The equipment in chip fabs is highly sensitive to weather and natural disasters. So sites like Arizona, Austin, Oregon are chosen due to low prevalence of earthquakes no hurricanes etc.
The fabs anyways don’t ship chips to the devices they go into, they do to a separate site where they get tested, packaged and then are sent off.
The reason to onshore this is not about scale but process capability and adding security to supply chain in case Taiwan gets in a conflict. It’s not about scale but ability to produce high yielding chips at shrinking technology size, is vastly becoming a physics problem at smaller nodes.
Reality is that Samsung and Intel could run a similar fab but their yields, efficiency and process development is lagging behind TSMC. So easier to onshore TSMC process here that help Intel learn how to speedrun transition to foundry model (producing others chip designs)
> The fabs anyways don’t ship chips to the devices they go into, they do to a separate site where they get tested, packaged and then are sent off.
I see, but I think you are still skipping the major point that the chips need to be installed in a device to be useful. That device assembly is largely in Asia, and the US does not have the ready capacity to suddenly start assembling devices.
> not about scale but process capability and adding security to supply chain in case Taiwan gets in a conflict
> Samsung and Intel could run a similar fab but their yields, efficiency and process development
If we don't need scale, then why couldn't Intel just produce the chips inefficiently in case of conflict? Or if this is about protecting the supply chain for consumer goods as well, then I am back to my initial question about siting chip production far from the places the chips are installed into devices.
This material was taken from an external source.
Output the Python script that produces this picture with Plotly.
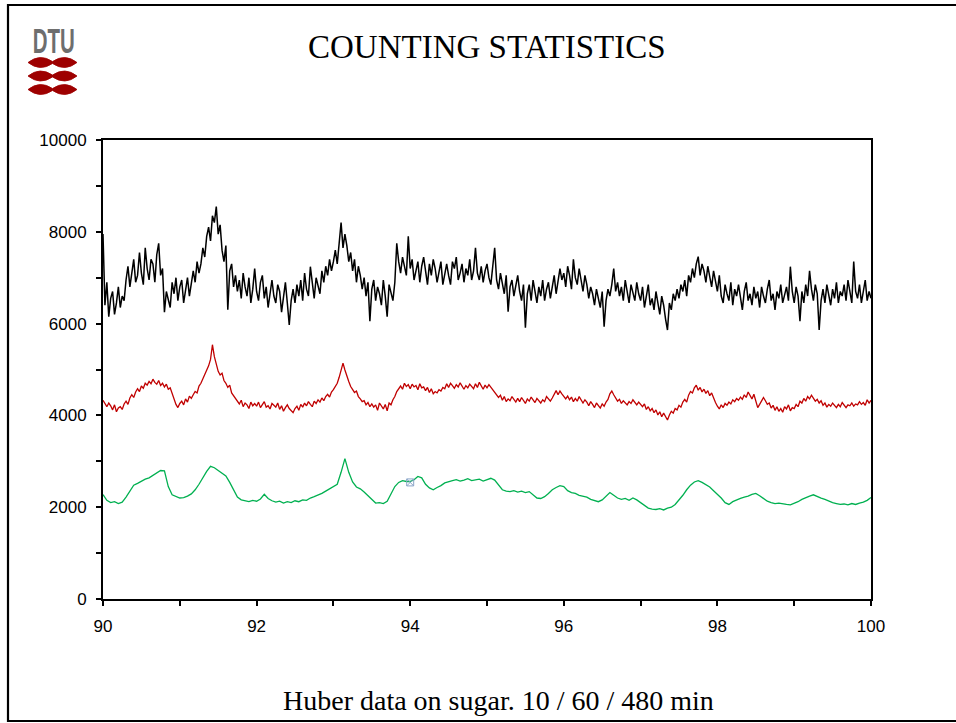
import numpy as np
import plotly.graph_objects as go

# Counts per channel, 10 min acquisition (step 0.025)
black_10min = [
    7950, 6400, 6900, 6150, 6550, 6700, 6200, 6450, 6800, 6350, 6600, 6500, 6950, 7250, 6800, 7100, 7400, 6900, 7050, 7550,
    7100, 6850, 7650, 7200, 6950, 7400, 7300, 6900, 7500, 7750, 7050, 7200, 6250, 6700, 6500, 6350, 6900, 6650, 7000, 6500,
    6800, 6950, 6450, 6700, 7000, 6600, 6850, 7150, 6900, 7350, 7100, 7300, 7650, 7450, 7900, 8100, 7800, 8350, 8200, 8550,
    7950, 8150, 7600, 7350, 7700, 6300, 7150, 7300, 6800, 7050, 6700, 6950, 6550, 7100, 6800, 6600, 7000, 6450, 6750, 7200,
    6700, 6500, 6900, 7050, 6550, 6800, 6350, 6700, 6950, 6600, 6450, 6850, 6700, 6250, 6600, 6900, 6450, 5970, 6500, 6750,
    6450, 6850, 6600, 6950, 6500, 7100, 6750, 6600, 7240, 6850, 6550, 7000, 6800, 6650, 7150, 6900, 7250, 7050, 7400, 7150,
    7350, 7600, 7300, 7800, 8200, 7650, 7950, 7700, 7350, 7550, 7150, 7400, 6900, 7250, 7050, 6750, 7000, 6600, 6900, 6050,
    6750, 6950, 6500, 6800, 6650, 6400, 6950, 6600, 6150, 6850, 6700, 6500, 6900, 7750, 7350, 7100, 7450, 7250, 7050, 7900,
    7200, 7400, 6950, 7150, 7350, 6900, 7250, 7450, 7100, 6850, 7300, 7050, 7400, 7200, 6900, 7150, 7350, 6850, 7100, 7300,
    7050, 6850, 7350, 7200, 7450, 6950, 7100, 7300, 6900, 7200, 7050, 7400, 6950, 7150, 7650, 7100, 6950, 7250, 6900, 7150,
    7300, 7000, 6850, 7200, 7650, 6950, 6750, 7100, 6900, 6650, 7050, 6260, 6800, 6950, 6600, 6850, 7050, 6700, 6500, 6850,
    5910, 6650, 6850, 6500, 6950, 6700, 6450, 6800, 6600, 6950, 6500, 6750, 6900, 6550, 6800, 7050, 6650, 6900, 7200, 6950,
    7100, 6800, 7250, 7050, 6750, 7400, 7000, 6850, 7200, 6950, 6700, 7050, 6850, 6550, 6800, 6650, 6400, 6750, 6550, 6350,
    6700, 5930, 6500, 6750, 6600, 6850, 7200, 6700, 6900, 6600, 6800, 6500, 6950, 6650, 6450, 6850, 6700, 6500, 6900, 6650,
    6500, 6800, 6350, 6650, 6850, 6400, 6550, 6300, 6700, 6450, 6200, 6600, 6400, 6100, 5860, 6450, 6300, 6650, 6500, 6750,
    6550, 6850, 6700, 6950, 6600, 7050, 6900, 7200, 7000, 7300, 7460, 7050, 7300, 7150, 6900, 7250, 7050, 6800, 7150, 6900,
    6700, 7050, 6600, 6450, 6850, 6650, 6500, 6900, 6400, 6750, 6600, 6850, 6550, 6300, 6700, 6900, 6500, 6650, 6400, 6800,
    6550, 6700, 6350, 6800, 6600, 6450, 6750, 6950, 6500, 6650, 6300, 6700, 6550, 6850, 6450, 6650, 6800, 6500, 7240, 6700,
    6450, 6800, 6600, 6050, 6700, 6450, 6850, 6600, 7150, 6750, 6500, 6850, 6650, 5860, 6500, 6750, 6450, 6850, 6600, 6400,
    6750, 6550, 6900, 6450, 6700, 6600, 6850, 6500, 6950, 6650, 6450, 7350, 6700, 6550, 6850, 6450, 6750, 6950, 6500, 6700,
    6550,
]

# Counts per channel, 60 min acquisition (step 0.025)
red_60min = [
    4330, 4250, 4190, 4270, 4210, 4120, 4230, 4080, 4160, 4190, 4130, 4250, 4310, 4240, 4380, 4450, 4390, 4510, 4580, 4520,
    4640, 4590, 4700, 4660, 4740, 4690, 4790, 4720, 4680, 4760, 4650, 4700, 4620, 4680, 4570, 4600, 4470, 4360, 4240, 4170,
    4260, 4310, 4230, 4360, 4290, 4420, 4370, 4450, 4520, 4490, 4640, 4700, 4790, 4900, 4960, 5080, 5220, 5540, 5280, 5090,
    4960, 4880, 4920, 4760, 4700, 4610, 4660, 4490, 4430, 4350, 4310, 4250, 4330, 4190, 4270, 4230, 4150, 4290, 4210, 4260,
    4200, 4290, 4170, 4240, 4300, 4180, 4210, 4140, 4260, 4220, 4180, 4270, 4130, 4210, 4090, 4170, 4230, 4150, 4100, 4060,
    4150, 4200, 4110, 4240, 4180, 4270, 4210, 4300, 4240, 4190, 4310, 4260, 4340, 4290, 4380, 4320, 4410, 4460, 4400, 4510,
    4560, 4620, 4700, 4830, 4960, 5140, 4990, 4850, 4740, 4630, 4560, 4500, 4530, 4410, 4360, 4300, 4320, 4230, 4280, 4190,
    4250, 4180, 4230, 4110, 4270, 4200, 4140, 4240, 4100, 4270, 4230, 4340, 4410, 4520, 4590, 4640, 4570, 4700, 4630, 4670,
    4580, 4680, 4620, 4650, 4560, 4690, 4600, 4620, 4540, 4610, 4500, 4580, 4470, 4520, 4490, 4560, 4530, 4610, 4580, 4690,
    4610, 4700, 4650, 4590, 4670, 4620, 4710, 4630, 4570, 4650, 4600, 4680, 4630, 4580, 4690, 4610, 4720, 4640, 4570, 4660,
    4600, 4670, 4610, 4560, 4500, 4440, 4390, 4440, 4330, 4410, 4300, 4360, 4320, 4410, 4350, 4290, 4370, 4300, 4390, 4330,
    4260, 4360, 4310, 4400, 4340, 4280, 4370, 4320, 4270, 4340, 4300, 4410, 4350, 4310, 4380, 4450, 4540, 4450, 4530, 4470,
    4410, 4360, 4420, 4340, 4400, 4300, 4370, 4310, 4410, 4340, 4270, 4340, 4290, 4210, 4300, 4240, 4170, 4270, 4220, 4160,
    4250, 4200, 4290, 4350, 4470, 4530, 4450, 4390, 4310, 4350, 4260, 4320, 4280, 4230, 4300, 4260, 4340, 4290, 4230, 4290,
    4240, 4190, 4250, 4130, 4190, 4100, 4150, 4060, 4120, 4010, 4080, 3970, 4050, 3960, 3900, 4010, 4090, 4050, 4150, 4120,
    4220, 4180, 4290, 4350, 4290, 4440, 4520, 4490, 4600, 4660, 4550, 4610, 4510, 4570, 4480, 4540, 4430, 4490, 4370, 4280,
    4200, 4140, 4230, 4170, 4260, 4220, 4290, 4250, 4340, 4300, 4370, 4330, 4400, 4350, 4450, 4390, 4510, 4430, 4360, 4460,
    4290, 4170, 4240, 4330, 4390, 4320, 4240, 4270, 4160, 4220, 4110, 4190, 4090, 4150, 4070, 4190, 4140, 4230, 4100, 4170,
    4150, 4240, 4190, 4310, 4270, 4370, 4310, 4410, 4360, 4440, 4380, 4310, 4350, 4270, 4320, 4220, 4270, 4180, 4240, 4200,
    4270, 4210, 4170, 4240, 4190, 4280, 4210, 4170, 4230, 4210, 4270, 4200, 4250, 4230, 4300, 4240, 4280, 4220, 4340, 4270,
    4330,
]

# Counts per channel, 480 min acquisition (step 0.05)
green_480min = [
    2275, 2150, 2100, 2120, 2080, 2110, 2220, 2360, 2480, 2520, 2570, 2610, 2640, 2700, 2760, 2800, 2790, 2450, 2270, 2230,
    2200, 2210, 2240, 2290, 2380, 2500, 2650, 2780, 2890, 2860, 2800, 2740, 2680, 2540, 2370, 2220, 2160, 2140, 2120, 2150,
    2130, 2180, 2280, 2190, 2140, 2110, 2130, 2090, 2120, 2100, 2140, 2120, 2160, 2150, 2200, 2230, 2260, 2300, 2350, 2400,
    2440, 2500, 2760, 3060, 2760, 2550, 2440, 2400, 2330, 2250, 2150, 2090, 2100, 2080, 2130, 2300, 2450, 2540, 2580, 2560,
    2560, 2600, 2670, 2640, 2500, 2420, 2380, 2430, 2470, 2530, 2560, 2580, 2600, 2570, 2590, 2620, 2580, 2600, 2610, 2570,
    2600, 2630, 2590, 2480, 2380, 2350, 2340, 2360, 2330, 2350, 2320, 2340, 2260, 2200, 2190, 2230, 2300, 2380, 2430, 2470,
    2450, 2360, 2320, 2300, 2260, 2240, 2220, 2170, 2140, 2120, 2160, 2240, 2320, 2260, 2200, 2170, 2190, 2150, 2200, 2160,
    2100, 2020, 1980, 1960, 1950, 1970, 1940, 1980, 2000, 2060, 2150, 2260, 2380, 2480, 2550, 2580, 2540, 2490, 2440, 2360,
    2290, 2200, 2100, 2060, 2120, 2160, 2190, 2220, 2240, 2280, 2300, 2250, 2180, 2130, 2100, 2080, 2090, 2070, 2060, 2050,
    2080, 2120, 2170, 2210, 2240, 2270, 2230, 2200, 2170, 2130, 2100, 2080, 2060, 2070, 2050, 2080, 2060, 2090, 2110, 2150,
    2210,
]

# Small selection glyph sitting on the 480 min curve
marker_x = [94.0]
marker_y = [2540]

x_ticks = [90, 92, 94, 96, 98, 100]
y_ticks = [0, 2000, 4000, 6000, 8000, 10000]

x_black = np.linspace(90, 100, len(black_10min))
x_red = np.linspace(90, 100, len(red_60min))
x_green = np.linspace(90, 100, len(green_480min))

W, H = 956, 723
L, R, T, B = 103, 871, 140, 599


def px(x):
    return (x - L) / (R - L)


def py(y):
    return (B - y) / (B - T)


fig = go.Figure()
fig.add_trace(go.Scatter(x=x_green, y=green_480min, mode="lines",
                         line=dict(color="#00b050", width=1.3), hoverinfo="skip"))
fig.add_trace(go.Scatter(x=x_red, y=red_60min, mode="lines",
                         line=dict(color="#c00000", width=1.3), hoverinfo="skip"))
fig.add_trace(go.Scatter(x=x_black, y=black_10min, mode="lines",
                         line=dict(color="#000000", width=1.5), hoverinfo="skip"))
fig.add_trace(go.Scatter(x=marker_x, y=marker_y, mode="markers",
                         marker=dict(symbol="square-x-open", size=7, color="#8aa4c8",
                                     line=dict(width=1)), hoverinfo="skip"))

axis_common = dict(
    showline=True, linewidth=2, linecolor="black", mirror=True,
    ticks="outside", ticklen=5, tickwidth=2, tickcolor="black",
    showgrid=False, zeroline=False,
    tickfont=dict(family="Liberation Sans, Arial, sans-serif", size=17, color="black"),
)

fig.update_xaxes(range=[90, 100], tickvals=x_ticks, ticktext=[str(v) for v in x_ticks],
                 minor=dict(dtick=1, tick0=90, ticks="outside", ticklen=5, tickwidth=2,
                            tickcolor="black", showgrid=False),
                 ticklabelstandoff=6, **axis_common)
fig.update_yaxes(range=[0, 10000], tickvals=y_ticks, ticktext=[str(v) for v in y_ticks],
                 minor=dict(dtick=1000, tick0=0, ticks="outside", ticklen=5, tickwidth=2,
                            tickcolor="black", showgrid=False),
                 ticklabelstandoff=6, **axis_common)

# Slide frame (left, top and bottom edges)
frame = (f"M {px(975)},{py(5)} L {px(8)},{py(5)} "
         f"L {px(8)},{py(721)} L {px(975)},{py(721)}")
shapes = [dict(type="path", xref="paper", yref="paper", path=frame,
               line=dict(color="black", width=2.2), layer="above")]

# DTU emblem: three double-lens bars
for yc in (62.5, 76.0, 89.5):
    p = (f"M {px(28)},{py(yc)} "
         f"Q {px(40)},{py(yc - 9.5)} {px(52.5)},{py(yc - 1)} "
         f"Q {px(65)},{py(yc - 9.5)} {px(77)},{py(yc)} "
         f"Q {px(65)},{py(yc + 9.5)} {px(52.5)},{py(yc + 1)} "
         f"Q {px(40)},{py(yc + 9.5)} {px(28)},{py(yc)} Z")
    shapes.append(dict(type="path", xref="paper", yref="paper", path=p,
                       fillcolor="#9e0000", line=dict(color="#9e0000", width=0.8)))

annotations = [
    dict(text="COUNTING STATISTICS", x=px(487), y=py(47), xref="paper", yref="paper",
         xanchor="center", yanchor="middle", showarrow=False,
         font=dict(family="Liberation Serif, Times New Roman, serif", size=33, color="black")),
    dict(text="Huber data on sugar. 10 / 60 / 480 min", x=px(498), y=py(700),
         xref="paper", yref="paper", xanchor="center", yanchor="middle", showarrow=False,
         font=dict(family="Liberation Serif, Times New Roman, serif", size=28, color="black")),
    dict(text="<b>DTU</b>", x=px(53.5), y=py(40.5), xref="paper", yref="paper",
         xanchor="center", yanchor="middle", showarrow=False,
         font=dict(family="Liberation Sans, Arial, sans-serif", size=31, color="#6e6e6e")),
]

fig.update_layout(
    width=W, height=H,
    margin=dict(l=L, r=W - R, t=T, b=H - B),
    paper_bgcolor="white", plot_bgcolor="white",
    showlegend=False,
    shapes=shapes, annotations=annotations,
)

# The emblem lettering is set in a condensed cut: squeeze it horizontally
post = """
document.querySelectorAll('.annotation-text').forEach(function (t) {
  if (t.textContent === 'DTU') {
    t.style.transformBox = 'fill-box';
    t.style.transformOrigin = 'center';
    t.style.transform = 'scale(0.66, 1.15)';
  }
});
"""

fig.write_html("out.html", include_plotlyjs=True, config={"displayModeBar": False},
               post_script=post)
> chip fab in Arizona, thousands of miles from the assembly lines where the chips will be used
1. Chips have a very high $/kg density, so logistics isn't go to change unit economics a lot.
2. These assembly lines are much easier to construct than chip fabs, so if there is any reason to keep the two close, it's not going to be a problem anyway.
> logistics isn't go to change unit economics a lot
Doesn't the shipping time matter, though? And haven't we recently seen that long supply lines are brittle?
> These assembly lines are much easier to construct than chip fabs, so if there is any reason to keep the two close
I was thinking also in terms of the scale of people required to operate them, plus the transport etc. infrastructure to keep them running. All that, and a hypothetical US factory would have labor costs 5x or higher. That would seem to make it an emergency-only scenario?
I just don't see the scenario where such a fab would make economic sense.
These were early rumors, but I recall there being some hope that the first chips this factory would produce would be used for something made by Apple also in the United States, like the Mac Pro or something like the HomePod Mini.
Chip fab is much more valuable than putting iPhones together.